═════ RECORDS FOR THIS TASK
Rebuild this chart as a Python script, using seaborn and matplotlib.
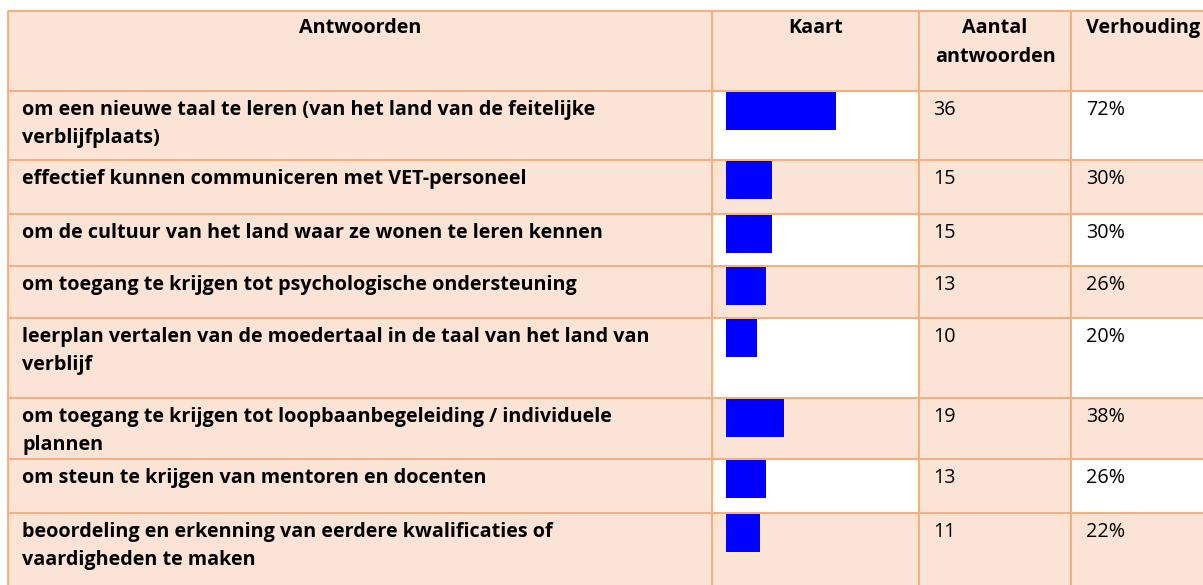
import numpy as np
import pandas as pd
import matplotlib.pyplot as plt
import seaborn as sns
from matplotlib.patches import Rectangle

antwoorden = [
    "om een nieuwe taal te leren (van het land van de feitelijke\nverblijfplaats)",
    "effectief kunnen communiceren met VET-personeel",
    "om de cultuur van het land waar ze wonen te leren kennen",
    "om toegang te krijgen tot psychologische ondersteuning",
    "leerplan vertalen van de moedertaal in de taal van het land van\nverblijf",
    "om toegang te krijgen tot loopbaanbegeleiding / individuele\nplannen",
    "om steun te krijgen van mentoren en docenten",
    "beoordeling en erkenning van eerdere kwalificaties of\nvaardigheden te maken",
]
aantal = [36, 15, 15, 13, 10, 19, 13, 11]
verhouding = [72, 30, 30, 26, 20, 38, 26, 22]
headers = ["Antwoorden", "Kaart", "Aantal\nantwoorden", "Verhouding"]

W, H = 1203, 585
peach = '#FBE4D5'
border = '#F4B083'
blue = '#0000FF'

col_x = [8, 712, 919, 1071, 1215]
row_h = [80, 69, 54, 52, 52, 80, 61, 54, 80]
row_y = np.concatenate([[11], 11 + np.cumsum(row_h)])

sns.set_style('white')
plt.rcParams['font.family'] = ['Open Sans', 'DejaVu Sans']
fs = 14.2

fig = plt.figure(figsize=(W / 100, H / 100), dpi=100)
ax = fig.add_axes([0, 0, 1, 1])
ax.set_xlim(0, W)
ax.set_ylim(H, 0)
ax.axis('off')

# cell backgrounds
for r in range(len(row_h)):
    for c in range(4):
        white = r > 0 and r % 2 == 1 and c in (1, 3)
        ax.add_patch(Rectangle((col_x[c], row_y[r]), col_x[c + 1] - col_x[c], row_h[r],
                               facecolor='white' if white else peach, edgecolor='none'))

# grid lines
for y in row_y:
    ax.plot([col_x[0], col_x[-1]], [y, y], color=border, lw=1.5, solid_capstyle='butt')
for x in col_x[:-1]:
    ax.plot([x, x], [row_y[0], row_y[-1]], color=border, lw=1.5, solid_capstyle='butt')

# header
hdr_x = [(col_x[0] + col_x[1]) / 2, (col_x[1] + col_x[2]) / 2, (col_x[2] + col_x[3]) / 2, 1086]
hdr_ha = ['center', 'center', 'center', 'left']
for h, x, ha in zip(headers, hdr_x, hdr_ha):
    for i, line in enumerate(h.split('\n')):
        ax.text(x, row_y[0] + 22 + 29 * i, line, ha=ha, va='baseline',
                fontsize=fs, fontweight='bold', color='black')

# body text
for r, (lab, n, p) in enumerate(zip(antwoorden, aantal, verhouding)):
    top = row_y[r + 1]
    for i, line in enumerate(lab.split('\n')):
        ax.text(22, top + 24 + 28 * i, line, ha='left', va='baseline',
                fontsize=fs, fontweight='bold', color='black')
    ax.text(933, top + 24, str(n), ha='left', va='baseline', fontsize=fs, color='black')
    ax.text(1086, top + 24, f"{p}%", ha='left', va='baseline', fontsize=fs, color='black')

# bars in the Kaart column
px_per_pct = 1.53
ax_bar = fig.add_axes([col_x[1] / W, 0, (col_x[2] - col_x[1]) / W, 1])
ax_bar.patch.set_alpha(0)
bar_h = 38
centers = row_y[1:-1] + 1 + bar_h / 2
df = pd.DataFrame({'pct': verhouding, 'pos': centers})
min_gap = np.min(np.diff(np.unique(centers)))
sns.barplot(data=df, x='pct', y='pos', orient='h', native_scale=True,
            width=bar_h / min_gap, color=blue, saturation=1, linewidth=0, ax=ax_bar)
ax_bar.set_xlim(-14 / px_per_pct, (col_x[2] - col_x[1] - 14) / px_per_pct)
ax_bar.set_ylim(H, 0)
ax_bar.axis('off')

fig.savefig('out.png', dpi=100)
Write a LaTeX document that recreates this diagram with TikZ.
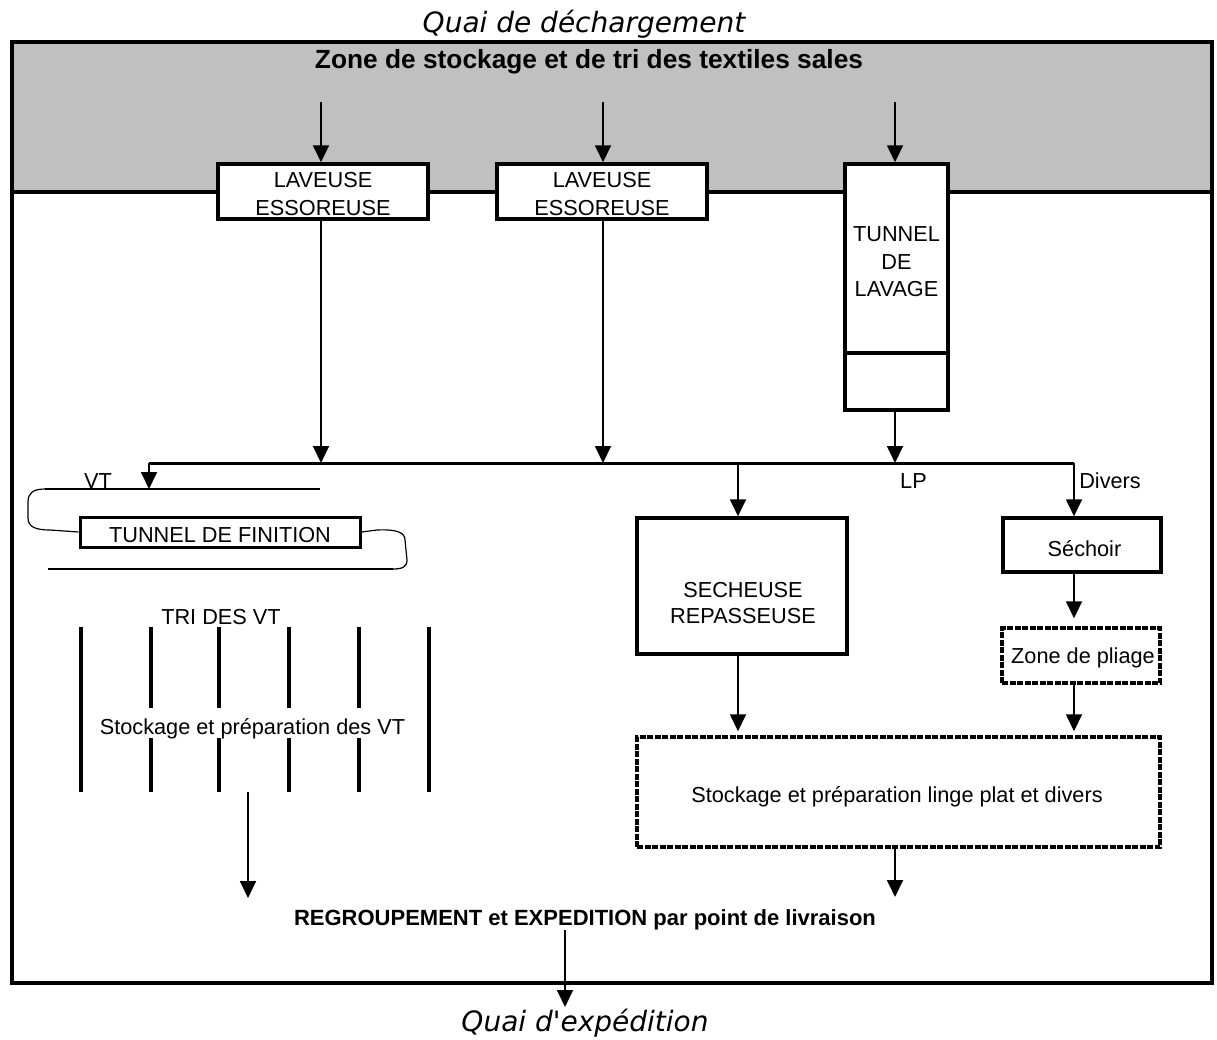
══════════
Would you reproduce the lines above, from the very first through the line containing "row_y[-1]], color=border, lw=1.5, solid_capstyle='butt')", exactly and without the pictures?

Rebuild this chart as a Python script, using seaborn and matplotlib.
import numpy as np
import pandas as pd
import matplotlib.pyplot as plt
import seaborn as sns
from matplotlib.patches import Rectangle

antwoorden = [
    "om een nieuwe taal te leren (van het land van de feitelijke\nverblijfplaats)",
    "effectief kunnen communiceren met VET-personeel",
    "om de cultuur van het land waar ze wonen te leren kennen",
    "om toegang te krijgen tot psychologische ondersteuning",
    "leerplan vertalen van de moedertaal in de taal van het land van\nverblijf",
    "om toegang te krijgen tot loopbaanbegeleiding / individuele\nplannen",
    "om steun te krijgen van mentoren en docenten",
    "beoordeling en erkenning van eerdere kwalificaties of\nvaardigheden te maken",
]
aantal = [36, 15, 15, 13, 10, 19, 13, 11]
verhouding = [72, 30, 30, 26, 20, 38, 26, 22]
headers = ["Antwoorden", "Kaart", "Aantal\nantwoorden", "Verhouding"]

W, H = 1203, 585
peach = '#FBE4D5'
border = '#F4B083'
blue = '#0000FF'

col_x = [8, 712, 919, 1071, 1215]
row_h = [80, 69, 54, 52, 52, 80, 61, 54, 80]
row_y = np.concatenate([[11], 11 + np.cumsum(row_h)])

sns.set_style('white')
plt.rcParams['font.family'] = ['Open Sans', 'DejaVu Sans']
fs = 14.2

fig = plt.figure(figsize=(W / 100, H / 100), dpi=100)
ax = fig.add_axes([0, 0, 1, 1])
ax.set_xlim(0, W)
ax.set_ylim(H, 0)
ax.axis('off')

# cell backgrounds
for r in range(len(row_h)):
    for c in range(4):
        white = r > 0 and r % 2 == 1 and c in (1, 3)
        ax.add_patch(Rectangle((col_x[c], row_y[r]), col_x[c + 1] - col_x[c], row_h[r],
                               facecolor='white' if white else peach, edgecolor='none'))

# grid lines
for y in row_y:
    ax.plot([col_x[0], col_x[-1]], [y, y], color=border, lw=1.5, solid_capstyle='butt')
for x in col_x[:-1]:
    ax.plot([x, x], [row_y[0], row_y[-1]], color=border, lw=1.5, solid_capstyle='butt')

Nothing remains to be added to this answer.